Remote learning at McGill using Zoom: Worldwide student access

Zoom is now widely available to all academic users in the McGill community.

Zoom is a web conferencing tool. In the context of remote teaching and learning at McGill, it enables instructors and students to easily convene in online sessions, chat with or without video enabled, and deliver presentations. The meeting host can also poll participants during the session.

This leading technological solution has been used alongside other McGill-provisioned web conferencing and collaboration tools over the last 2 semesters to provide a new online teaching experience adapted to the evolving COVID-19 situation. The fall semester will be no different in terms of technologies to support online teaching. However, we will now further leverage Zoom by providing it to a wider range of users including students, who can now use Zoom to host virtual meetings and collaborate online.

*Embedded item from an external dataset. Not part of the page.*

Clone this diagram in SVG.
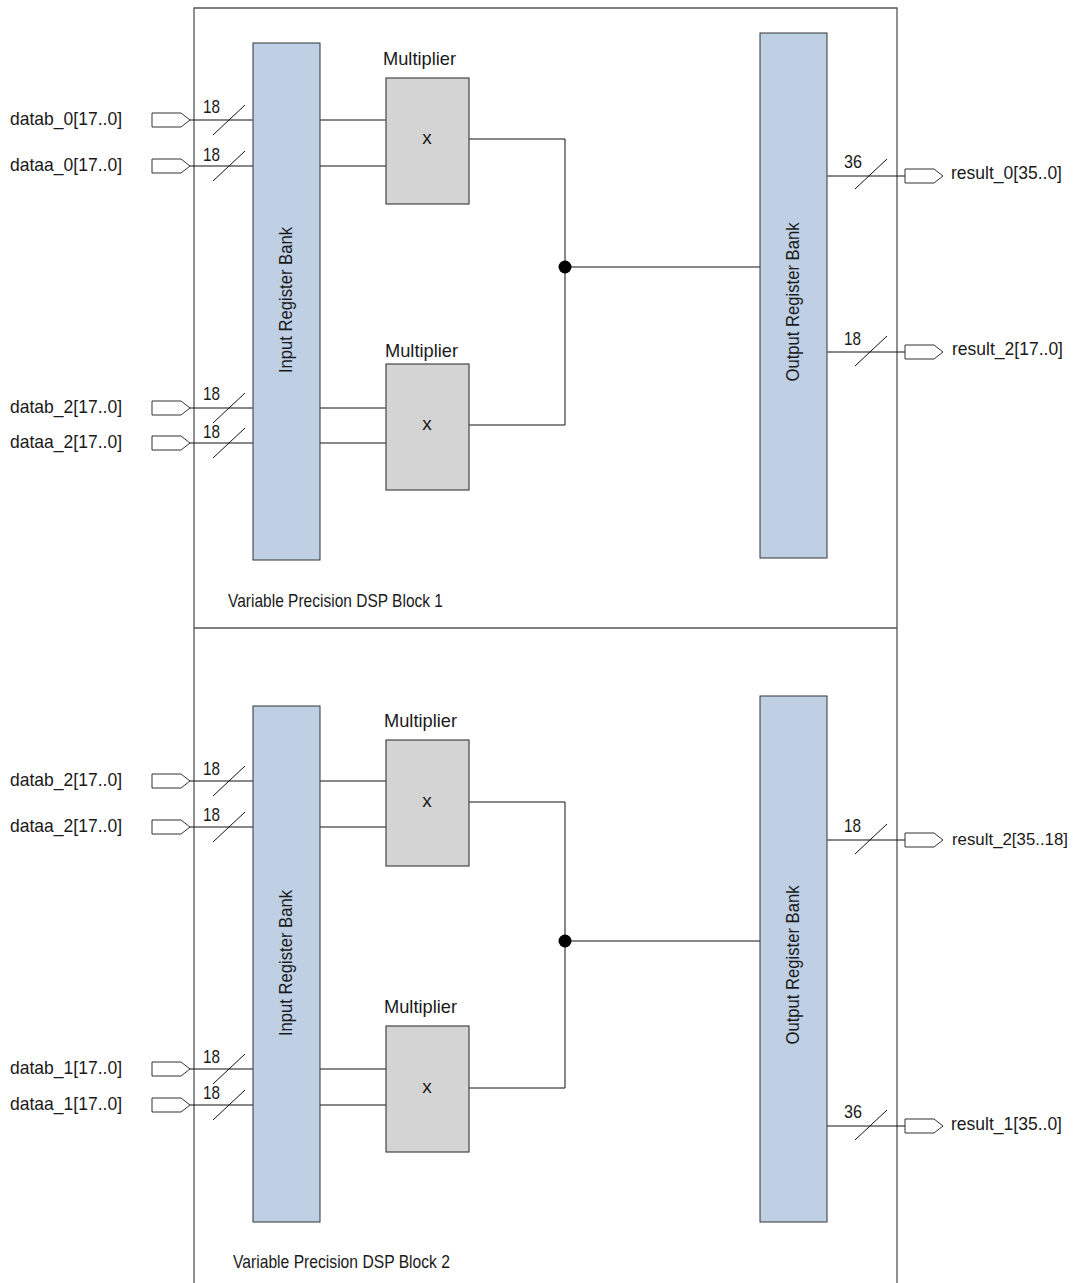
<svg xmlns="http://www.w3.org/2000/svg" width="1079" height="1283" viewBox="0 0 1079 1283">
<style>
text{font-family:"Liberation Sans",Arial,sans-serif;font-size:19px;fill:#1a1a1a}
.frame{fill:none;stroke:#555;stroke-width:1.3}
.bank{fill:#bfcfe4;stroke:#333;stroke-width:1}
.mult{fill:#d4d4d4;stroke:#444;stroke-width:1.2}
.w{fill:none;stroke:#111;stroke-width:1}
.pin{fill:#fff;stroke:#333;stroke-width:1}
.m{text-anchor:middle}
</style>
<defs>
<path id="pin" class="pin" d="M0,-7 H29 L38,0 L29,7 H0 Z"/>
<path id="sl" class="w" d="M-16,15 L16,-15"/>
</defs>
<g id="frame">
<path class="frame" d="M194,1283 V8 H897 V1283"/>
<line class="frame" x1="194" y1="628" x2="897" y2="628"/>
</g>
<g id="connectors">
<path class="w" d="M190,120 H253 M190,166 H253 M190,408 H253 M190,443 H253"/>
<path class="w" d="M320,120 H386 M320,166 H386 M320,408 H386 M320,443 H386"/>
<path class="w" d="M469,139 H565 V425 H469 M565,267 H760"/>
<circle cx="565" cy="267" r="6.5" fill="#000"/>
<path class="w" d="M827,176 H905 M827,352 H905"/>
<path class="w" d="M190,781 H253 M190,827 H253 M190,1069 H253 M190,1105 H253"/>
<path class="w" d="M320,781 H386 M320,827 H386 M320,1069 H386 M320,1105 H386"/>
<path class="w" d="M469,802 H565 V1088 H469 M565,941 H760"/>
<circle cx="565" cy="941" r="6.5" fill="#000"/>
<path class="w" d="M827,840 H905 M827,1126 H905"/>
<use href="#sl" x="229" y="120"/><use href="#sl" x="229" y="166"/>
<use href="#sl" x="229" y="408"/><use href="#sl" x="229" y="443"/>
<use href="#sl" x="229" y="781"/><use href="#sl" x="229" y="827"/>
<use href="#sl" x="229" y="1069"/><use href="#sl" x="229" y="1105"/>
<use href="#sl" x="871" y="174"/><use href="#sl" x="871" y="351"/>
<use href="#sl" x="871" y="839"/><use href="#sl" x="871" y="1125"/>
</g>
<g id="bus-labels">
<text x="203" y="113" textLength="17" lengthAdjust="spacingAndGlyphs">18</text>
<text x="203" y="161" textLength="17" lengthAdjust="spacingAndGlyphs">18</text>
<text x="203" y="400" textLength="17" lengthAdjust="spacingAndGlyphs">18</text>
<text x="203" y="438" textLength="17" lengthAdjust="spacingAndGlyphs">18</text>
<text x="203" y="775" textLength="17" lengthAdjust="spacingAndGlyphs">18</text>
<text x="203" y="821" textLength="17" lengthAdjust="spacingAndGlyphs">18</text>
<text x="203" y="1063" textLength="17" lengthAdjust="spacingAndGlyphs">18</text>
<text x="203" y="1099" textLength="17" lengthAdjust="spacingAndGlyphs">18</text>
<text x="844" y="168" textLength="18" lengthAdjust="spacingAndGlyphs">36</text>
<text x="844" y="345" textLength="17" lengthAdjust="spacingAndGlyphs">18</text>
<text x="844" y="832" textLength="17" lengthAdjust="spacingAndGlyphs">18</text>
<text x="844" y="1118" textLength="18" lengthAdjust="spacingAndGlyphs">36</text>
</g>
<g id="in-datab_0"><use href="#pin" x="152" y="120"/><text x="10" y="125" textLength="112" lengthAdjust="spacingAndGlyphs">datab_0[17..0]</text></g>
<g id="in-dataa_0"><use href="#pin" x="152" y="166"/><text x="10" y="171" textLength="112" lengthAdjust="spacingAndGlyphs">dataa_0[17..0]</text></g>
<g id="in-datab_2a"><use href="#pin" x="152" y="408"/><text x="10" y="413" textLength="112" lengthAdjust="spacingAndGlyphs">datab_2[17..0]</text></g>
<g id="in-dataa_2a"><use href="#pin" x="152" y="443"/><text x="10" y="448" textLength="112" lengthAdjust="spacingAndGlyphs">dataa_2[17..0]</text></g>
<g id="in-datab_2b"><use href="#pin" x="152" y="781"/><text x="10" y="786" textLength="112" lengthAdjust="spacingAndGlyphs">datab_2[17..0]</text></g>
<g id="in-dataa_2b"><use href="#pin" x="152" y="827"/><text x="10" y="832" textLength="112" lengthAdjust="spacingAndGlyphs">dataa_2[17..0]</text></g>
<g id="in-datab_1"><use href="#pin" x="152" y="1069"/><text x="10" y="1074" textLength="112" lengthAdjust="spacingAndGlyphs">datab_1[17..0]</text></g>
<g id="in-dataa_1"><use href="#pin" x="152" y="1105"/><text x="10" y="1110" textLength="112" lengthAdjust="spacingAndGlyphs">dataa_1[17..0]</text></g>
<g id="out-result_0"><use href="#pin" x="905" y="176"/><text x="951" y="179" textLength="111" lengthAdjust="spacingAndGlyphs">result_0[35..0]</text></g>
<g id="out-result_2a"><use href="#pin" x="905" y="352"/><text x="952" y="355" textLength="111" lengthAdjust="spacingAndGlyphs">result_2[17..0]</text></g>
<g id="out-result_2b"><use href="#pin" x="905" y="840"/><text x="952" y="845" style="font-size:17px" textLength="116" lengthAdjust="spacingAndGlyphs">result_2[35..18]</text></g>
<g id="out-result_1"><use href="#pin" x="905" y="1126"/><text x="951" y="1130" textLength="111" lengthAdjust="spacingAndGlyphs">result_1[35..0]</text></g>
<g id="inbank1"><rect class="bank" x="253" y="43" width="67" height="517"/><text class="m" transform="translate(292,300) rotate(-90)" textLength="146" lengthAdjust="spacingAndGlyphs">Input Register Bank</text></g>
<g id="outbank1"><rect class="bank" x="760" y="33" width="67" height="525"/><text class="m" transform="translate(799,302) rotate(-90)" textLength="159" lengthAdjust="spacingAndGlyphs">Output Register Bank</text></g>
<g id="inbank2"><rect class="bank" x="253" y="706" width="67" height="516"/><text class="m" transform="translate(292,963) rotate(-90)" textLength="146" lengthAdjust="spacingAndGlyphs">Input Register Bank</text></g>
<g id="outbank2"><rect class="bank" x="760" y="696" width="67" height="526"/><text class="m" transform="translate(799,965) rotate(-90)" textLength="159" lengthAdjust="spacingAndGlyphs">Output Register Bank</text></g>
<g id="mult1a"><text x="383" y="65" textLength="73" lengthAdjust="spacingAndGlyphs">Multiplier</text><rect class="mult" x="386" y="78" width="83" height="126"/><text class="m" x="427" y="144">x</text></g>
<g id="mult1b"><text x="385" y="357" textLength="73" lengthAdjust="spacingAndGlyphs">Multiplier</text><rect class="mult" x="386" y="364" width="83" height="126"/><text class="m" x="427" y="430">x</text></g>
<g id="mult2a"><text x="384" y="727" textLength="73" lengthAdjust="spacingAndGlyphs">Multiplier</text><rect class="mult" x="386" y="740" width="83" height="126"/><text class="m" x="427" y="807">x</text></g>
<g id="mult2b"><text x="384" y="1013" textLength="73" lengthAdjust="spacingAndGlyphs">Multiplier</text><rect class="mult" x="386" y="1026" width="83" height="126"/><text class="m" x="427" y="1093">x</text></g>
<g id="block1-label"><text x="228" y="607" textLength="215" lengthAdjust="spacingAndGlyphs">Variable Precision DSP Block 1</text></g>
<g id="block2-label"><text x="233" y="1268" textLength="217" lengthAdjust="spacingAndGlyphs">Variable Precision DSP Block 2</text></g>
</svg>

As such, McGill has ensured (through various proxy services in countries where students have reported accessibility issues) that Zoom is mostly accessible worldwide when using a regular public internet connection. While recent news articles may lead users to believe that Zoom is no longer available in some countries, please note that since McGill has provisioned accounts for its academic community, such changes do not affect access to the service. Any virtual meeting created through a McGill account is accessible worldwide (except in a few targeted areas due to export regulations) and

McGill academic users (including students) no longer need to create, and thus, pay for personal Zoom accounts.

Users experiencing issues accessing Zoom in targeted areas of the world will be able to access course recordings on MyCourses or they can use the McGill VPN service (or other free VPN services or proxy services) before connecting to Zoom.

Although the service is accessible, some factors beyond McGill’s control can affect the performance of the service, such as:

  1. The use of corporate computers or networks with corporate controls, that prevent the use of unapproved solutions within some organizations
  2. Local internet performance
  3. Computer performance
  4. The use of personal virtual private networks or other tools to anonymize network traffic, etc.

McGill users experiencing performance issues should report it to the IT Service Desk or complete the satisfaction survey at the end of virtual Zoom sessions to enable our team to troubleshoot and ensure we maintain quality service.